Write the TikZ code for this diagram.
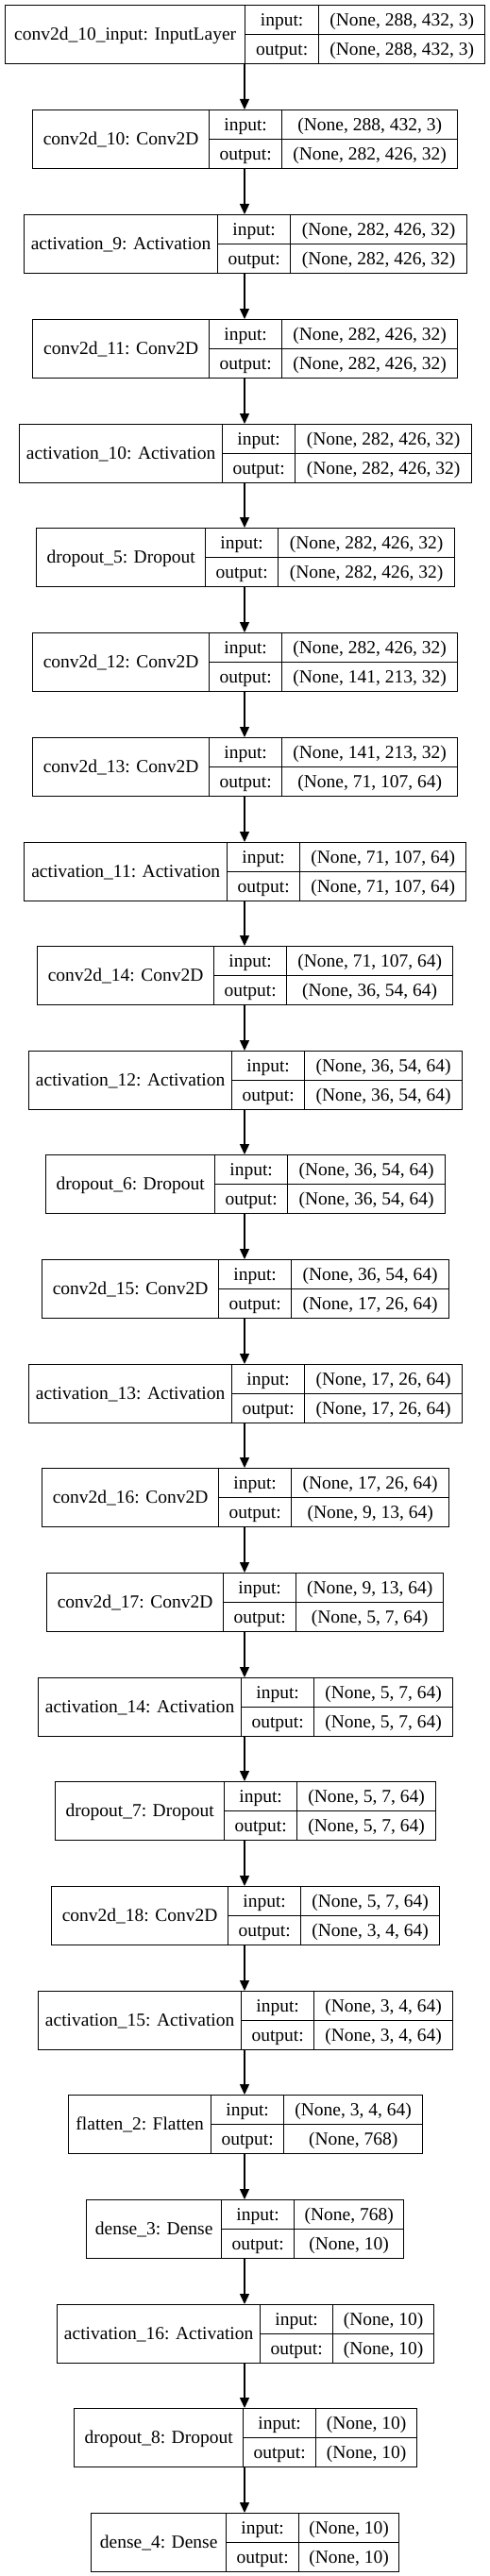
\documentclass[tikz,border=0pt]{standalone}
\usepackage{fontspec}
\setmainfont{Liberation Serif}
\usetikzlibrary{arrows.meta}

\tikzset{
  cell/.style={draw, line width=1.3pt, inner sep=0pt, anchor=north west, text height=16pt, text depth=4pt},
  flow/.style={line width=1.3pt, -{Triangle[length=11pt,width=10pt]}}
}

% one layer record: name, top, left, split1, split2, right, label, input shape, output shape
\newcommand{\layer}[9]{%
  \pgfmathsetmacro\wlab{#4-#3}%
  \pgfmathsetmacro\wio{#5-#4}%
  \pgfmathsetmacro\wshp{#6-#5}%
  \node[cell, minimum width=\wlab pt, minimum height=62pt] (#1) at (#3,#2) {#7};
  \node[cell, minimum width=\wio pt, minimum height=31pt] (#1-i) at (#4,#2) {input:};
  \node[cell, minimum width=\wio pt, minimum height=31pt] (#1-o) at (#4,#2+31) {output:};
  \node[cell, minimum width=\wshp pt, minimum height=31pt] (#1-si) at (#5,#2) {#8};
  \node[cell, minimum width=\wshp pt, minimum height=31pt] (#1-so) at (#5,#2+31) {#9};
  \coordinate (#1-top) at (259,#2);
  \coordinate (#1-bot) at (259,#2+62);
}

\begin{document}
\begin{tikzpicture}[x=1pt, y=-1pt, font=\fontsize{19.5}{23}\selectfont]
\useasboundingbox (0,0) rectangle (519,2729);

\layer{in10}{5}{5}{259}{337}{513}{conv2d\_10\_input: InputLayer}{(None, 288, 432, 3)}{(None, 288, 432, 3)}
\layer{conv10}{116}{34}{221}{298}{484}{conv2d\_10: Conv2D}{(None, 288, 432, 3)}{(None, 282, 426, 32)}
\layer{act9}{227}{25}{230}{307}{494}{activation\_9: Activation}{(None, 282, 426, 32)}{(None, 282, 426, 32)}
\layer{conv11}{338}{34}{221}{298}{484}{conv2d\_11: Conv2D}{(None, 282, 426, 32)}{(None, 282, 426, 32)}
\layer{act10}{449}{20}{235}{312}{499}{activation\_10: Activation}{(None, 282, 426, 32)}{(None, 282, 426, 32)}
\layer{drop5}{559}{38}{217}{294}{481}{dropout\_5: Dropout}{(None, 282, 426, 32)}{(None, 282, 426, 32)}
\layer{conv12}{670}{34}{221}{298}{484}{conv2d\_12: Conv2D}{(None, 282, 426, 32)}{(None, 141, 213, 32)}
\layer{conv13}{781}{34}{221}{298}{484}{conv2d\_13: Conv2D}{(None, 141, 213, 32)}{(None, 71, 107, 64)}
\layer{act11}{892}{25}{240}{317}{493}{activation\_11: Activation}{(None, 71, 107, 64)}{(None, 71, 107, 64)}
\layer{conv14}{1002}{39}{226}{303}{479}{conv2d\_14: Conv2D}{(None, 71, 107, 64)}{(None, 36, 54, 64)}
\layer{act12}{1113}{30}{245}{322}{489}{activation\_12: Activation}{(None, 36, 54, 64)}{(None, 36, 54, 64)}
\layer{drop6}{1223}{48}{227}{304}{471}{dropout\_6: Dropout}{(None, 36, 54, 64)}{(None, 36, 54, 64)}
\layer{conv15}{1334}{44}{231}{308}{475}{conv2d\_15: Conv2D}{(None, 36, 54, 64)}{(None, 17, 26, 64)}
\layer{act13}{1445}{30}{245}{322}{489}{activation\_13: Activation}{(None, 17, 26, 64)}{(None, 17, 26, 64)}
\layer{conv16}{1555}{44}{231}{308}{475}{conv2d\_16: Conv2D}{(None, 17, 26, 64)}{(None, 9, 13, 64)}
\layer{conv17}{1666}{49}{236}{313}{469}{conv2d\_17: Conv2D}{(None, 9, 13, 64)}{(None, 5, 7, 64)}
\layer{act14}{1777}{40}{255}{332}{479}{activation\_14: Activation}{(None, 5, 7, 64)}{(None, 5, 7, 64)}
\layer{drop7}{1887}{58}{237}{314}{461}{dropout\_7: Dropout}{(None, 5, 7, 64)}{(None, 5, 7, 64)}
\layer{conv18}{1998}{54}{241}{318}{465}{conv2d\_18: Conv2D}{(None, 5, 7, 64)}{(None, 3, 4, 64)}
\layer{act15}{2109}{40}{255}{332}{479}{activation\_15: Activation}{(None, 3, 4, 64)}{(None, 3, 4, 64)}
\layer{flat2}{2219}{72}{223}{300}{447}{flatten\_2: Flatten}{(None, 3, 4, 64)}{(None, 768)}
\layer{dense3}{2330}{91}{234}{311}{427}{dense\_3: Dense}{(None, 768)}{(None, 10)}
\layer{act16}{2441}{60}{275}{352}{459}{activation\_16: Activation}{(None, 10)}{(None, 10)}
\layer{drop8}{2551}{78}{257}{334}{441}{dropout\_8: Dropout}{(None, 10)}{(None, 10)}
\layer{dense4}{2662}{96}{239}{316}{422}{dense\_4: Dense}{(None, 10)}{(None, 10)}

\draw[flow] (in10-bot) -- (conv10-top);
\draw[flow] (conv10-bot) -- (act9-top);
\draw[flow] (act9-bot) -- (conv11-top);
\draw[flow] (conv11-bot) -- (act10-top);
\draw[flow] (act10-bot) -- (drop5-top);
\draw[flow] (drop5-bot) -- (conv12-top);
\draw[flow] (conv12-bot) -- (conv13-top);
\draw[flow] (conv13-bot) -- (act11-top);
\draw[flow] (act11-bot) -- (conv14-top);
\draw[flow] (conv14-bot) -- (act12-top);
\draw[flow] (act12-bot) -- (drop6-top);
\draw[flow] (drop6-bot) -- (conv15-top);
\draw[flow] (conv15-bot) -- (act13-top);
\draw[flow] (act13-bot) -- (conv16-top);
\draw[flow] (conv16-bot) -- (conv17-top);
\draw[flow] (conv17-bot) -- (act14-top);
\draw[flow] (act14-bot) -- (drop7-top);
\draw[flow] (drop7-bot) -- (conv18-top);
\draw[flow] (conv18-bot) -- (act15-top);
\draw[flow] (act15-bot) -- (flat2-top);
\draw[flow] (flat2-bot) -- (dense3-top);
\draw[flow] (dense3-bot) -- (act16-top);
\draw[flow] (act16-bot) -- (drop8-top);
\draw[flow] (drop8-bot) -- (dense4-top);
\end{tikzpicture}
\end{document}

> [Required task] Return nothing but the lines running from the start of the data to the line with "(0,0) rectangle (519,2729);", please, both ends included and no pictures.

> [Final result]
Write the TikZ code for this diagram.
\documentclass[tikz,border=0pt]{standalone}
\usepackage{fontspec}
\setmainfont{Liberation Serif}
\usetikzlibrary{arrows.meta}

\tikzset{
  cell/.style={draw, line width=1.3pt, inner sep=0pt, anchor=north west, text height=16pt, text depth=4pt},
  flow/.style={line width=1.3pt, -{Triangle[length=11pt,width=10pt]}}
}

% one layer record: name, top, left, split1, split2, right, label, input shape, output shape
\newcommand{\layer}[9]{%
  \pgfmathsetmacro\wlab{#4-#3}%
  \pgfmathsetmacro\wio{#5-#4}%
  \pgfmathsetmacro\wshp{#6-#5}%
  \node[cell, minimum width=\wlab pt, minimum height=62pt] (#1) at (#3,#2) {#7};
  \node[cell, minimum width=\wio pt, minimum height=31pt] (#1-i) at (#4,#2) {input:};
  \node[cell, minimum width=\wio pt, minimum height=31pt] (#1-o) at (#4,#2+31) {output:};
  \node[cell, minimum width=\wshp pt, minimum height=31pt] (#1-si) at (#5,#2) {#8};
  \node[cell, minimum width=\wshp pt, minimum height=31pt] (#1-so) at (#5,#2+31) {#9};
  \coordinate (#1-top) at (259,#2);
  \coordinate (#1-bot) at (259,#2+62);
}

\begin{document}
\begin{tikzpicture}[x=1pt, y=-1pt, font=\fontsize{19.5}{23}\selectfont]
\useasboundingbox (0,0) rectangle (519,2729);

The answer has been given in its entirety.